Scoreboard Thresholds: Making Metrics Actionable
The four-core metrics outlined in Part 1 need specific thresholds to drive behavioral change.
- Ideal lead time is 7 days or less from requirement acceptance to production deployment, measured from when development begins, not from initial concept. This aggressive target ensures work division between teams to deliverable incremental updates and eliminates queuing delays seen in traditional processes.
- Change failure rate thresholds should not exceed 10% for production deployments, with a stretch goal of 5%. This metric includes any change that requires immediate remediation, rollback, or causes service degradation within 24 hours of deployment. The measurement methodology must be consistent across service providers and GCC teams to prevent the numbers from being manipulated.
- Mean time to recovery becomes critical for maintaining business confidence in frequent deployment models. Target recovery times should remain under 1 hour for critical services and under 4 hours for supporting systems. Both organizations must invest in monitoring, alerting, and incident response capabilities that function seamlessly across organizational boundaries.
- Deployment frequency reveals the health of the entire delivery system. High-performing teams should achieve daily deployments for most services, with multiple daily deployments for critical business applications. Weekly deployments represent an acceptable intermediate target, while monthly or less frequent deployments indicate systematic obstacles that require immediate attention.

Platform engineering becomes the foundation for scalable collaboration between service providers and GCCs. This is where Golden paths, i.e. standardized, well-documented approaches for common development patterns that both organizations have validated in production environments are introduced. Golden paths include the entire development lifecycle, project initialization templates, CI/CD pipeline configurations, testing frameworks, security scanning integrations, and deployment patterns.
Multiple golden paths must be considered for different application types to facilitate successful implementation. Forcing all projects through a one-shop-fit-all-process can prove detrimental in the longer run.

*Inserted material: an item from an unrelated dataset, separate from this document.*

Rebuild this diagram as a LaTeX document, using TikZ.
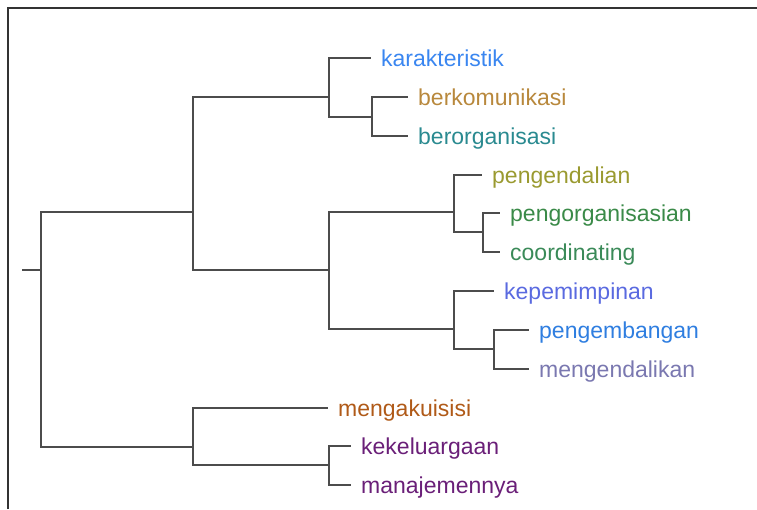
\documentclass[tikz,border=0pt]{standalone}
\usepackage{fontspec}
\setmainfont{Liberation Sans}
\definecolor{cKar}{HTML}{3A86F0}
\definecolor{cBerk}{HTML}{B8883C}
\definecolor{cBero}{HTML}{2A8A90}
\definecolor{cPend}{HTML}{9A9A30}
\definecolor{cPorg}{HTML}{3A8A48}
\definecolor{cCoor}{HTML}{3A8A58}
\definecolor{cKepe}{HTML}{5A6AE0}
\definecolor{cPemb}{HTML}{2F7EE0}
\definecolor{cMend}{HTML}{7A78B0}
\definecolor{cMeng}{HTML}{B05A18}
\definecolor{cKel}{HTML}{6A1F78}
\begin{document}
\begin{tikzpicture}[x=1pt,y=-1pt,
  branch/.style={draw=black!70,line width=2.3pt},
  frame/.style={draw=black!80,line width=1.5pt},
  leaf/.style={anchor=west,inner xsep=10pt,inner ysep=0pt,text height=17pt,text depth=0pt,
    font=\fontsize{23}{27}\selectfont}]
\useasboundingbox (0,0) rectangle (757,509);
\draw[frame] (8,509) -- (8,8) -- (757,8);
% junctions
\coordinate (stub) at (22,270);
\coordinate (root) at (41,270);
\coordinate (A) at (193,212);
\coordinate (B) at (193,447);
\coordinate (A1) at (329,97);
\coordinate (A11) at (372,117);
\coordinate (A2) at (329,270);
\coordinate (A21) at (454,212);
\coordinate (A211) at (483,232);
\coordinate (A22) at (454,329);
\coordinate (A221) at (494,349);
\coordinate (B2) at (329,465);
% leaves
\node[leaf,text=cKar] (kar) at (371,58) {karakteristik};
\node[leaf,text=cBerk] (berk) at (408,97) {berkomunikasi};
\node[leaf,text=cBero] (bero) at (408,136) {berorganisasi};
\node[leaf,text=cPend] (pend) at (482,175) {pengendalian};
\node[leaf,text=cPorg] (porg) at (500,213) {pengorganisasian};
\node[leaf,text=cCoor] (coor) at (500,252) {coordinating};
\node[leaf,text=cKepe] (kepe) at (494,291) {kepemimpinan};
\node[leaf,text=cPemb] (pemb) at (529,330) {pengembangan};
\node[leaf,text=cMend] (mend) at (529,369) {mengendalikan};
\node[leaf,text=cMeng] (meng) at (328,408) {mengakuisisi};
\node[leaf,text=cKel] (kel) at (351,446) {kekeluargaan};
\node[leaf,text=cKel] (man) at (351,485) {manajemennya};
% branches
\draw[branch] (stub) -- (root);
\draw[branch] (root) |- (A);
\draw[branch] (root) |- (B);
\draw[branch] (A) |- (A1);
\draw[branch] (A) |- (A2);
\draw[branch] (A1) |- (kar);
\draw[branch] (A1) |- (A11);
\draw[branch] (A11) |- (berk);
\draw[branch] (A11) |- (bero);
\draw[branch] (A2) |- (A21);
\draw[branch] (A2) |- (A22);
\draw[branch] (A21) |- (pend);
\draw[branch] (A21) |- (A211);
\draw[branch] (A211) |- (porg);
\draw[branch] (A211) |- (coor);
\draw[branch] (A22) |- (kepe);
\draw[branch] (A22) |- (A221);
\draw[branch] (A221) |- (pemb);
\draw[branch] (A221) |- (mend);
\draw[branch] (B) |- (meng);
\draw[branch] (B) |- (B2);
\draw[branch] (B2) |- (kel);
\draw[branch] (B2) |- (man);
\end{tikzpicture}
\end{document}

Effective artefact hygiene ensures high-quality development and maintenance through clear, set standards for code repositories, documentation, configuration management, and knowledge transfer. It is crucial for service providers and Global Capability Centers (GCCs) to actively participate in upholding these standards. Regular audits and improvement cycles must be integrated into processes for a collaborative rhythm.
As platform adoption increases, setting cost guardrails is essential. Automated cost monitoring and alerts help control expenses and improve transparency. Features like automatic scaling limits, resource tagging, and effective cost allocation will enable organizations to manage finances confidently.
Modernization Moves: Strategic Technical Transformation
Legacy system modernization succeeds when service providers and GCCs are in sync. Through carve-out strategies, organizations can identify discrete business capabilities extracted from monolithic systems and implemented as independent services.
The Strangler-Fig pattern provides a low-risk, incremental approach to replace legacy functions. In this scenario, modern platforms implement new features while existing functionality continues running in legacy systems. Gradual shifts to new implementations begin as confidence builds, allowing both organizations to validate business logic and technical performance before committing a complete migration.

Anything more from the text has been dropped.